Shubham Pant, MD: I think that’s great. Richard, what do you think? I mean how do you; you know sometimes, especially for younger, for kids and for young adults and everything, parents think they’re fine. They think they’re, “Well, you’re just being a teenager, you’re slacking behind, you know you’re not doing this, you’re just, you know.” But then something really catastrophic and something really serious happens to the child and that’s, there is, it’s very true. If it happened to me I wouldn’t, you know, I would feel that guilt for some time. There’s very little you can do about that then because you’re just not in tuned to think a 21-year-old college athlete is going to have lung cancer, non smoker. So do you face that? And how do you help families cope with it?

Richard Dickens, MS, LCSW-R: Definitely. And always respectful is that we’re all the same in a lot of ways, but we’re also different, and there are gender differences. I love to hear that story. I was just working with a group of men last weekend who were in a bereavement camp and had lost their wives and had kids.
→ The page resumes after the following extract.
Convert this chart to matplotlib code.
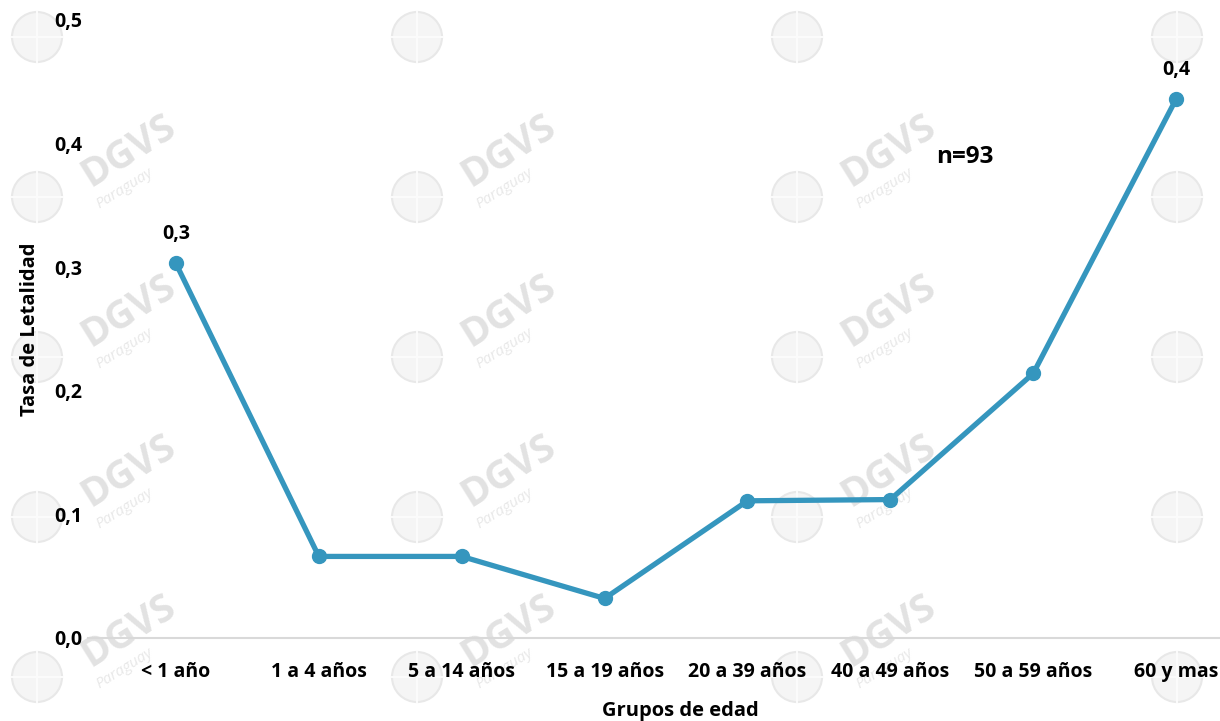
import matplotlib
matplotlib.use("Agg")
import matplotlib.pyplot as plt
from matplotlib.patches import Circle

plt.rcParams['font.family'] = ['Open Sans', 'DejaVu Sans']

# datos
grupos = ['< 1 año', '1 a 4 años', '5 a 14 años', '15 a 19 años',
          '20 a 39 años', '40 a 49 años', '50 a 59 años', '60 y mas']
tasa = [0.303, 0.066, 0.066, 0.032, 0.111, 0.112, 0.214, 0.436]
etiquetas = {0: '0,3', 7: '0,4'}
y_ticks = [0.0, 0.1, 0.2, 0.3, 0.4, 0.5]
y_tick_labels = ['0,0', '0,1', '0,2', '0,3', '0,4', '0,5']

color_linea = '#3596BE'

fig = plt.figure(figsize=(12.2, 7.21), dpi=100)

# marca de agua (DGVS Paraguay) en un eje de fondo, en pixeles
bg = fig.add_axes([0, 0, 1, 1], zorder=-1)
bg.set_xlim(0, 1220)
bg.set_ylim(721, 0)
bg.axis('off')
wm_cols = [37, 417, 797, 1177]
wm_rows = [37, 197, 357, 517, 677]
for cx in wm_cols:
    for cy in wm_rows:
        bg.add_patch(Circle((cx, cy), 25, facecolor='#f5f5f5',
                            edgecolor='#e8e8e8', lw=1.5))
        bg.plot([cx - 25, cx + 25], [cy, cy], color='#fbfbfb', lw=1.5)
        bg.plot([cx, cx], [cy - 25, cy + 25], color='#fbfbfb', lw=1.5)
        if cx + 160 > 1220 or cy - 46 < 40:
            continue
        bg.text(cx + 92, cy - 46, 'DGVS', fontsize=28, fontweight='bold',
                color='#e2e2e2', rotation=32, ha='center', va='center')
        bg.text(cx + 88, cy - 8, 'Paraguay', fontsize=11, style='italic',
                color='#e8e8e8', rotation=32, ha='center', va='center')

# area de trazado: 0 en y=638, 0,5 en y=20; primer punto x=176
left_px, right_px = 88, 1272
ax = fig.add_axes([left_px / 1220, (721 - 638) / 721,
                   (right_px - left_px) / 1220, (638 - 20) / 721])
ax.patch.set_alpha(0)

x = list(range(len(grupos)))
ax.plot(x, tasa, color=color_linea, lw=3.8, marker='o', markersize=10,
        solid_capstyle='round', zorder=3)

for i, txt in etiquetas.items():
    ax.annotate(txt, (x[i], tasa[i]), xytext=(0, 14), textcoords='offset points',
                ha='center', va='bottom', fontsize=14, fontweight='bold')

ax.set_xlim(-(176 - left_px) / 143, 7 + (right_px - 1176) / 143)
ax.set_ylim(0, 0.5)
ax.set_xticks(x)
ax.set_xticklabels(grupos, fontsize=14, fontweight='bold')
ax.set_yticks(y_ticks)
ax.set_yticklabels(y_tick_labels, fontsize=14, fontweight='bold')
ax.tick_params(axis='both', length=0)
ax.tick_params(axis='x', pad=17)
ax.tick_params(axis='y', pad=4)

for s in ['top', 'right', 'left']:
    ax.spines[s].set_visible(False)
ax.spines['bottom'].set_color('#d9d9d9')
ax.spines['bottom'].set_linewidth(1.5)

ax.set_xlabel('Grupos de edad', fontsize=14.5, fontweight='bold', labelpad=14)
ax.set_ylabel('Tasa de Letalidad', fontsize=14.5, fontweight='bold', labelpad=10)

fig.text(965 / 1220, 1 - 157 / 721, 'n=93', fontsize=17.5, fontweight='bold',
         ha='center', va='center')

fig.savefig('out.png', dpi=100, facecolor='white')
So then going back to the tools of social work, it’s normalizing, it’s validating, it’s helping people recognize that’s okay. Guilt itself is okay. In fact, I struggled early in my career; as I was dealing with people I was bringing guilt a lot of times. And then one day, and I try to help them solve it, and one day I just turned to one of the people I was working with, I said, “I can’t save you from your guilt, that’s one of the prices we pay for loving people.” I said, “We always want the best for them.” But how do we learn to manage the guilt? How do we learn to work with the anger? Talking about it openly is going to allow people to understand where it’s coming from better. And I hear and I’m so happy in these conversations about the laughter. There is place for laughter, and that’s healthy even in the midst of a crisis.